- _EXERCISE REQUIREMENTS_
Repeat what the lines below say, word for word, and skip every image.

Records from a collection:
________________________

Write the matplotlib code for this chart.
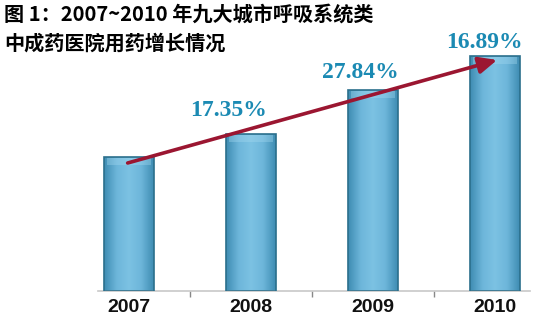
import matplotlib.pyplot as plt
import numpy as np
from matplotlib.colors import LinearSegmentedColormap

# 九大城市呼吸系统类中成药医院用药（2007 年 = 100）
years = ["2007", "2008", "2009", "2010"]
sales_index = [100.0, 117.35, 150.0, 175.4]
growth_labels = ["17.35%", "27.84%", "16.89%"]
growth_label_x = [0.82, 1.90, 2.92]
growth_label_y = [135.0, 163.0, 185.5]

title_lines = ["图 1：2007~2010 年九大城市呼吸系统类", "中成药医院用药增长情况"]

plt.rcParams["font.family"] = ["Noto Sans CJK SC", "DejaVu Sans"]

fig = plt.figure(figsize=(5.5, 3.34), dpi=100)
ax = fig.add_axes([0.178, 0.129, 0.785, 0.871])

bar_w = 0.41
bar_cmap = LinearSegmentedColormap.from_list(
    "bar", ["#3f8db3", "#6db6da", "#7cc2e3", "#6db6da", "#3f8db3"]
)
grad = np.linspace(0, 1, 64).reshape(1, -1)

bars = ax.bar(range(len(years)), sales_index, width=bar_w,
              color="none", edgecolor="#2b6f8c", linewidth=1.2, zorder=3)
for b in bars:
    x0, w, h = b.get_x(), b.get_width(), b.get_height()
    im = ax.imshow(grad, cmap=bar_cmap, aspect="auto",
                   extent=[x0, x0 + w, 0, h], zorder=2)
    im.set_clip_path(b)
    # soft bevel along the top
    ax.fill_between([x0 + w * 0.06, x0 + w * 0.94], h - 6, h - 1,
                    color="#a9dcf2", alpha=0.35, lw=0, zorder=2)

ax.set_xlim(-0.254, 3.287)
ax.set_ylim(0, 217.2)

ax.annotate("", xy=(3.02, sales_index[3] - 3), xytext=(-0.01, sales_index[0] - 4.5),
            arrowprops=dict(arrowstyle="-|>,head_length=1.1,head_width=0.5",
                            color="#9b1631", lw=2.6, shrinkA=0, shrinkB=0),
            zorder=5)

for txt, x, y in zip(growth_labels, growth_label_x, growth_label_y):
    ax.text(x, y, txt, ha="center", va="center", color="#1b8ab3",
            fontsize=17, fontweight="bold", family="Liberation Serif", zorder=6)

for spine in ["top", "right", "left"]:
    ax.spines[spine].set_visible(False)
ax.spines["bottom"].set_color("#c8c8c8")
ax.spines["bottom"].set_linewidth(1.2)
ax.set_yticks([])

ax.set_xticks([0.5, 1.5, 2.5])
ax.set_xticklabels([])
ax.tick_params(axis="x", length=4, color="#888888", width=1)
for i, yr in enumerate(years):
    ax.text(i, -6, yr, ha="center", va="top", fontsize=14, fontweight="bold",
            family="Liberation Sans", color="#111111")

for line, y in zip(title_lines, [0.958, 0.871]):
    fig.text(0.008, y, line, ha="left", va="center",
             fontsize=14.5, fontweight="bold", color="#000000")

fig.savefig("out.png", dpi=100)
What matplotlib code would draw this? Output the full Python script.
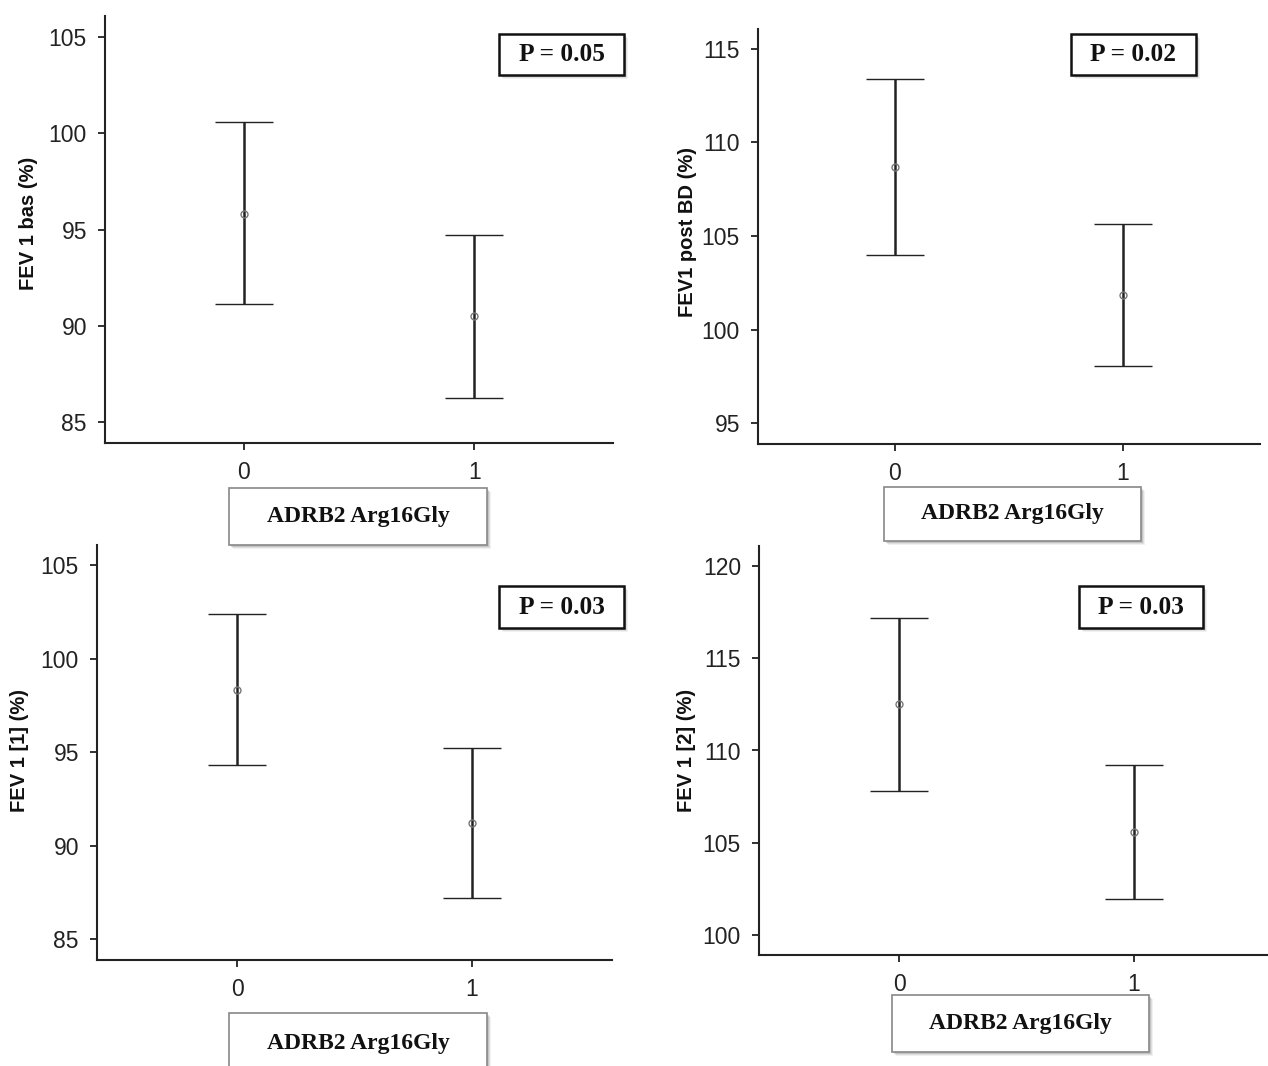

________________________

- _FINAL RESULT_
Write the matplotlib code for this chart.
import matplotlib.pyplot as plt
import numpy as np
from matplotlib.colors import LinearSegmentedColormap

# 九大城市呼吸系统类中成药医院用药（2007 年 = 100）
years = ["2007", "2008", "2009", "2010"]
sales_index = [100.0, 117.35, 150.0, 175.4]
growth_labels = ["17.35%", "27.84%", "16.89%"]
growth_label_x = [0.82, 1.90, 2.92]
growth_label_y = [135.0, 163.0, 185.5]

title_lines = ["图 1：2007~2010 年九大城市呼吸系统类", "中成药医院用药增长情况"]

plt.rcParams["font.family"] = ["Noto Sans CJK SC", "DejaVu Sans"]

fig = plt.figure(figsize=(5.5, 3.34), dpi=100)
ax = fig.add_axes([0.178, 0.129, 0.785, 0.871])

bar_w = 0.41
bar_cmap = LinearSegmentedColormap.from_list(
    "bar", ["#3f8db3", "#6db6da", "#7cc2e3", "#6db6da", "#3f8db3"]
)
grad = np.linspace(0, 1, 64).reshape(1, -1)

bars = ax.bar(range(len(years)), sales_index, width=bar_w,
              color="none", edgecolor="#2b6f8c", linewidth=1.2, zorder=3)
for b in bars:
    x0, w, h = b.get_x(), b.get_width(), b.get_height()
    im = ax.imshow(grad, cmap=bar_cmap, aspect="auto",
                   extent=[x0, x0 + w, 0, h], zorder=2)
    im.set_clip_path(b)
    # soft bevel along the top
    ax.fill_between([x0 + w * 0.06, x0 + w * 0.94], h - 6, h - 1,
                    color="#a9dcf2", alpha=0.35, lw=0, zorder=2)

ax.set_xlim(-0.254, 3.287)
ax.set_ylim(0, 217.2)

ax.annotate("", xy=(3.02, sales_index[3] - 3), xytext=(-0.01, sales_index[0] - 4.5),
            arrowprops=dict(arrowstyle="-|>,head_length=1.1,head_width=0.5",
                            color="#9b1631", lw=2.6, shrinkA=0, shrinkB=0),
            zorder=5)

for txt, x, y in zip(growth_labels, growth_label_x, growth_label_y):
    ax.text(x, y, txt, ha="center", va="center", color="#1b8ab3",
            fontsize=17, fontweight="bold", family="Liberation Serif", zorder=6)

for spine in ["top", "right", "left"]:
    ax.spines[spine].set_visible(False)
ax.spines["bottom"].set_color("#c8c8c8")
ax.spines["bottom"].set_linewidth(1.2)
ax.set_yticks([])

ax.set_xticks([0.5, 1.5, 2.5])
ax.set_xticklabels([])
ax.tick_params(axis="x", length=4, color="#888888", width=1)
for i, yr in enumerate(years):
    ax.text(i, -6, yr, ha="center", va="top", fontsize=14, fontweight="bold",
            family="Liberation Sans", color="#111111")

for line, y in zip(title_lines, [0.958, 0.871]):
    fig.text(0.008, y, line, ha="left", va="center",
             fontsize=14.5, fontweight="bold", color="#000000")

fig.savefig("out.png", dpi=100)
What matplotlib code would draw this? Output the full Python script.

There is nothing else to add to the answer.